# String Theory: Why should(n't) the string snap?

My question is related to a comment in the margin of the popularising site The Official String Theory Web Site.

There are two basic types of string theories: those with closed string loops that can break into open strings, shown above, and those with closed string loops that can't break into open strings, shown below

Is this a choice in a specific theory or is a consequence of an underlying principle inside the theory? How can a closed string break inside one theory and not in another, what prevents it or induces the breaking?

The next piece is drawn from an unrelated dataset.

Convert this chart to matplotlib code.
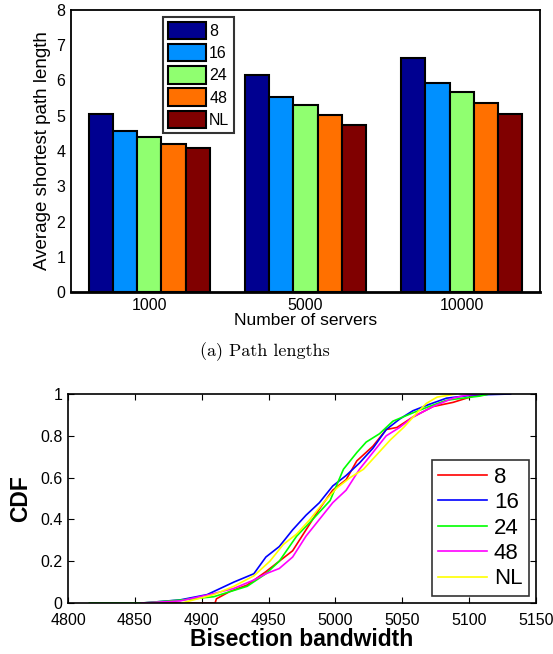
import numpy as np
import matplotlib.pyplot as plt

plt.rcParams['font.family'] = ['Liberation Sans', 'DejaVu Sans']

# bar chart: average shortest path length
servers = ['1000', '5000', '10000']
series = ['8', '16', '24', '48', 'NL']
path_len = {
    '8':  [5.05, 6.15, 6.63],
    '16': [4.58, 5.54, 5.94],
    '24': [4.41, 5.30, 5.68],
    '48': [4.19, 5.03, 5.37],
    'NL': [4.09, 4.75, 5.04],
}
bar_colors = ['#000090', '#0090ff', '#90ff70', '#ff7000', '#800000']

# CDF curves of bisection bandwidth
cdf_x = {
    '8':  [4860, 4910, 4911, 4921, 4934, 4948, 4958, 4968, 4978, 4988, 4998, 5008, 5016, 5028, 5038, 5046, 5058, 5073, 5088, 5103, 5115],
    '16': [4856, 4884, 4904, 4924, 4939, 4948, 4958, 4968, 4978, 4988, 4998, 5008, 5018, 5028, 5038, 5048, 5058, 5070, 5083, 5103, 5131],
    '24': [4816, 4855, 4884, 4909, 4934, 4948, 4958, 4971, 4983, 4996, 5006, 5016, 5023, 5033, 5043, 5058, 5070, 5083, 5095, 5108, 5115],
    '48': [4855, 4884, 4909, 4924, 4939, 4948, 4958, 4968, 4978, 4988, 4998, 5008, 5018, 5028, 5038, 5048, 5058, 5073, 5088, 5098, 5108],
    'NL': [4885, 4909, 4924, 4939, 4951, 4961, 4971, 4981, 4991, 5001, 5011, 5021, 5031, 5041, 5051, 5061, 5068, 5076, 5090],
}
cdf_y = {
    '8':  [0.0, 0.0, 0.02, 0.055, 0.086, 0.15, 0.20, 0.25, 0.35, 0.45, 0.54, 0.59, 0.68, 0.75, 0.83, 0.84, 0.89, 0.94, 0.96, 0.99, 1.0],
    '16': [0.0, 0.015, 0.04, 0.10, 0.14, 0.22, 0.27, 0.35, 0.42, 0.48, 0.56, 0.61, 0.67, 0.74, 0.83, 0.88, 0.92, 0.95, 0.98, 0.995, 1.0],
    '24': [0.0, 0.0, 0.014, 0.03, 0.08, 0.14, 0.20, 0.32, 0.40, 0.49, 0.64, 0.72, 0.77, 0.81, 0.87, 0.91, 0.94, 0.97, 0.98, 0.99, 1.0],
    '48': [0.0, 0.01, 0.045, 0.07, 0.11, 0.14, 0.165, 0.22, 0.32, 0.40, 0.48, 0.54, 0.64, 0.72, 0.80, 0.84, 0.89, 0.94, 0.98, 0.995, 1.0],
    'NL': [0.0, 0.04, 0.08, 0.13, 0.20, 0.28, 0.33, 0.40, 0.48, 0.55, 0.60, 0.64, 0.71, 0.78, 0.84, 0.91, 0.955, 0.985, 1.0],
}
line_colors = ['#ff0000', '#0000ff', '#00ff00', '#ff00ff', '#ffff00']

fig = plt.figure(figsize=(5.53, 6.54), dpi=100)
W, H = 553, 654

# --- (a) path lengths ---
ax1 = fig.add_axes([71 / W, 1 - 292 / H, 469 / W, 282 / H])
pos = np.arange(1, len(servers) + 1)
bw = 0.155
for i, s in enumerate(series):
    ax1.bar(pos + (i - 2) * bw, path_len[s], width=bw, color=bar_colors[i],
            edgecolor='black', linewidth=1.5, label=s, zorder=2)
ax1.set_xlim(0.5, 3.5)
ax1.set_ylim(0, 8)
ax1.set_xticks(pos)
ax1.set_xticklabels(servers)
ax1.set_yticks(range(0, 9))
ax1.tick_params(direction='in', length=0, labelsize=11.5, pad=4)
ax1.set_xlabel('Number of servers', fontsize=12.5, labelpad=0)
ax1.set_ylabel('Average shortest path length', fontsize=13.5, labelpad=4)
for sp in ax1.spines.values():
    sp.set_linewidth(1.3)
ax1.spines['bottom'].set_linewidth(2)
leg1 = ax1.legend(loc='upper left', bbox_to_anchor=(0.196, 0.975),
                  fontsize=11.5, frameon=True, fancybox=False, edgecolor='black',
                  handlelength=2.4, handleheight=1.3, handletextpad=0.2,
                  labelspacing=0.3, borderpad=0.3, borderaxespad=0)
leg1.get_frame().set_linewidth(1.5)

fig.text(265 / W, 1 - 352 / H, '(a) Path lengths', family='cmr10',
         fontsize=13, ha='center', va='center')

# --- (b) bisection bandwidth CDF ---
ax2 = fig.add_axes([68 / W, 1 - 603 / H, 468 / W, 209 / H])
for i, s in enumerate(series):
    ax2.plot(cdf_x[s], cdf_y[s], color=line_colors[i], linewidth=1.2, label=s)
ax2.set_xlim(4800, 5150)
ax2.set_ylim(0, 1)
ax2.set_xticks(range(4800, 5151, 50))
ax2.set_yticks([0, 0.2, 0.4, 0.6, 0.8, 1])
ax2.set_yticklabels(['0', '0.2', '0.4', '0.6', '0.8', '1'])
ax2.tick_params(direction='in', length=4, labelsize=11.5, top=True, right=True)
ax2.tick_params(axis='x', pad=7)
ax2.tick_params(axis='y', pad=4)
ax2.set_xlabel('Bisection bandwidth', fontsize=16.5, fontweight='bold', labelpad=0)
ax2.set_ylabel('CDF', fontsize=16.5, fontweight='bold', labelpad=6)
for sp in ax2.spines.values():
    sp.set_linewidth(1.2)
leg2 = ax2.legend(loc='lower right', bbox_to_anchor=(0.985, 0.033),
                  fontsize=16, frameon=True, fancybox=False, edgecolor='black',
                  handlelength=2.2, handletextpad=0.3, labelspacing=0.2,
                  borderpad=0.3, borderaxespad=0)
leg2.get_frame().set_linewidth(1.2)

fig.savefig('out.png', dpi=100)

• This just depends on weather or not your theory includes D-branes. Since an open string has to end o such a brane, there are only open strings in a theory with branes. Jan 8, 2015 at 11:32

Towards the end of the 1980s people realised that open strings could also end on dynamical $D$-branes, thus preserving Lorentz invariance. This meant that you could have open strings in theories where previously they didn't crop up. In particular Type II string theories contain open strings which end on types of $D$-brane. For technical reasons to do with the field content of the theory, only certain dimensions of $D$-brane are allowed!
But even with $D$-branes there are still some string theories in which you can't have open strings at all! These are the heterotic theories. In such string theories, the left and right moving oscillations along the string have different amounts of supersymmetry. It turns out this is fine if the string is closed, but not allowed for open strings! So there are no open string states in a heterotic theory.